Radiology Expert Witness – Communication In Radiology

Radiologist from Florida

COMMUNICATION IN RADIOLOGY

Although the primary reasons for radiology malpractice cases are missed diagnoses or delay of diagnosis, breakdown in communication between radiologists and ordering provider's now accounts for a growing number of malpractice cases against radiologists.

One of the first cases to address this issue was in 1966 in Indiana where a court determined that when confronted with clinically significant or urgent findings, radiologist should make direct telephone contact with the referring physician before sending out the written report because "radiologists frequently cannot depend on the clinician to read a written report".

The American College of Radiology guidelines for communication states "In emergent or other nonroutine clinical situations, the interpreting physician should expedite the delivery of a diagnostic imaging report in a manner that reasonably ensures timely receipt of the findings…Communication by telephone…is appropriate and ensures receipt of the findings".

Limitations in receipt of written reports from various studies include the fact that up to 36% of physician's receiving such reports fail to acknowledge that they have been received, up to 8% of notification alerts received by primary care physicians are not followed up due to either failure of transmission or failure of the referring physician to act, and 15% of physicians admit that they did not read radiologist reports.

New information technologies may help to obviate such difficulties and can insure that timely receipt of reporting is accomplished. However there is no set standard as to what constitutes timely.

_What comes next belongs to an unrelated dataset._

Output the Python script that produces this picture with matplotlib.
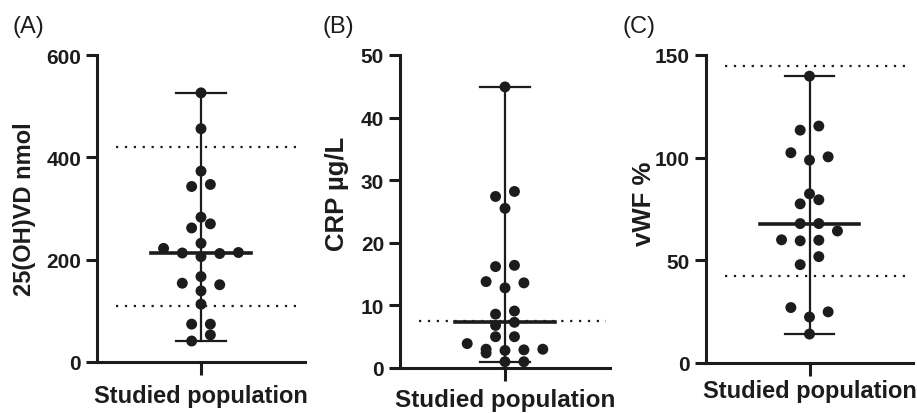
import matplotlib

matplotlib.use("Agg")
import matplotlib.pyplot as plt
import numpy as np

plt.rcParams["font.family"] = ["Liberation Sans", "DejaVu Sans"]
plt.rcParams["font.weight"] = "bold"

# values
vd_values = [526, 456, 373, 347, 343, 283, 270, 262, 232, 222, 214, 213,
             212, 206, 167, 154, 151, 139, 113, 74, 74, 53, 41]
vd_reference = [421, 109]

crp_values = [44.9, 28.2, 27.4, 25.5, 16.4, 16.2, 13.8, 13.6, 12.8, 9.1,
              8.6, 7.3, 6.8, 5.0, 5.0, 3.9, 3.0, 3.0, 2.9, 2.8, 2.4, 1.0, 1.0]
crp_reference = [7.5]

vwf_values = [139.7, 115.4, 113.4, 102.4, 100.4, 98.8, 82.4, 79.5, 77.5,
              67.9, 67.9, 64.3, 60.0, 59.8, 59.5, 51.8, 47.9, 27.0, 24.9,
              22.4, 14.1]
vwf_reference = [144.6, 42.2]

panel_letters = ["(A)", "(B)", "(C)"]
y_labels = ["25(OH)VD nmol", "CRP µg/L", "vWF %"]
y_ticks = [[0, 200, 400, 600], [0, 10, 20, 30, 40, 50], [0, 50, 100, 150]]
group_name = "Studied population"

ink = "#1e1b1c"
dpi = 100


def swarm_offsets(values, row_height):
    # GraphPad-like: stack close values in a row, spread the row around the centre
    values = np.asarray(values, dtype=float)
    order = np.argsort(values, kind="stable")
    rows, current = [], [order[0]]
    for idx in order[1:]:
        if values[idx] - values[current[0]] < row_height:
            current.append(idx)
        else:
            rows.append(current)
            current = [idx]
    rows.append(current)

    offsets = np.zeros(len(values))
    for row in rows:
        n = len(row)
        if n % 2:
            slots = [0.0]
            for k in range(1, n // 2 + 1):
                slots += [k, -k]
        else:
            slots = []
            for k in range(n // 2):
                slots += [-(k + 0.5), k + 0.5]
        for idx, s in zip(row, slots):
            offsets[idx] = s
    return offsets


fig = plt.figure(figsize=(917 / dpi, 414 / dpi), dpi=dpi)

# axes boxes in pixels: left, right, bottom (x axis), top
boxes = [(97, 305, 363, 56), (400, 610, 369, 56), (706, 913, 364, 56)]
panels = [
    (vd_values, vd_reference, 19.5, 600),
    (crp_values, crp_reference, 1.6, 50),
    (vwf_values, vwf_reference, 4.9, 150),
]
ylabel_pos = [(-0.35, 0.5), (-0.30, 0.56), (-0.30, 0.52)]
ylabel_size = [17, 18.5, 18.5]
xlabel_size = [17, 17.5, 17]
xlabel_pad = [6.5, 5.5, 2.5]
letter_x = [13, 323, 622]

step = 0.18
for i, (values, refs, row_h, ytop) in enumerate(panels):
    l, r, b, t = boxes[i]
    ax = fig.add_axes([l / 917, 1 - b / 414, (r - l) / 917, (b - t) / 414])

    vals = np.asarray(values)
    xs = swarm_offsets(vals, row_h) * step

    lo, hi, med = vals.min(), vals.max(), np.median(vals)
    ax.plot([0, 0], [lo, hi], color=ink, lw=1.6, zorder=2)
    ax.plot([-0.24, 0.24], [lo, lo], color=ink, lw=1.6, zorder=2)
    ax.plot([-0.24, 0.24], [hi, hi], color=ink, lw=1.6, zorder=2)
    ax.plot([-0.48, 0.48], [med, med], color=ink, lw=2.6, zorder=4)
    ax.scatter(xs, vals, s=62, color=ink, edgecolors="none", zorder=3, clip_on=False)

    for ref in refs:
        ax.axhline(ref, xmin=0.09, xmax=0.98, color=ink, lw=1.6,
                   linestyle=(0, (1, 3)), zorder=1)

    ax.set_xlim(-1, 1)
    ax.set_ylim(0, ytop)
    ax.set_yticks(y_ticks[i])
    ax.set_xticks([0])
    ax.set_xticklabels([group_name], fontsize=xlabel_size[i], fontweight="bold")
    ax.tick_params(axis="y", labelsize=15, direction="out", length=8, width=2.2,
                   pad=3.5, color=ink, labelcolor=ink)
    ax.tick_params(axis="x", direction="out", length=9, width=2.2,
                   pad=xlabel_pad[i], color=ink, labelcolor=ink)
    for lab in ax.get_yticklabels():
        lab.set_fontweight("bold")

    for side in ["top", "right"]:
        ax.spines[side].set_visible(False)
    for side in ["left", "bottom"]:
        ax.spines[side].set_linewidth(2.2)
        ax.spines[side].set_color(ink)

    ax.text(ylabel_pos[i][0], ylabel_pos[i][1], y_labels[i], transform=ax.transAxes,
            rotation=90, ha="center", va="center", fontsize=ylabel_size[i],
            fontweight="bold", color=ink)
    fig.text(letter_x[i] / 917, 1 - 33 / 414, panel_letters[i], fontsize=17,
             fontweight="normal", ha="left", va="baseline", color=ink)

fig.savefig("out.png", dpi=dpi)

In the case of urgent or very significant unexpected findings, immediate communication is the rule, and many practice parameters for radiology in the emergency room setting require that there be a turnaround time measured in hours - minutes, rather than days. Certainly, highly significant findings such as intracranial midline shift, intracranial hemorrhage, or ruptured aneurysm require contemporaneous communication of findings with the treating physicians. With other types of urgent abnormalities such as uncomplicated diverticulitis, the requirements are less well-defined. The adage "sooner rather than later" is always a good idea and will help to minimize finger pointing.

Two Long-standing duties are imposed on radiologists as well as all physicians:
1. Recognition that the welfare of the patient is primary and
2. Adherence to the standard of care which is a national one not a local one. Radiologists also have the additional duty of being responsible to the treating physician since that is the person who will ultimately implement therapy.

In one recent case in which a patient underwent CT scan for abdominal pain in an outpatient Hospital imaging Center, a leaking abdominal aortic aneurysm was not reported until 5 days after the study was performed. Failure of the referring physician to receive the report in a shorter time interval resulted in the patient's demise and, although the requisition did not indicate a hyperacute problem, the study results belie this and a lawsuit was initiated alleging failure of communication.

Ultimately, it is the radiologist that is responsible for timely as well as accurate reporting study findings. This is best for the patient and implementation of appropriate reporting systems to ensure that radiology reporting is received in a timely fashion is an important part of radiology practice.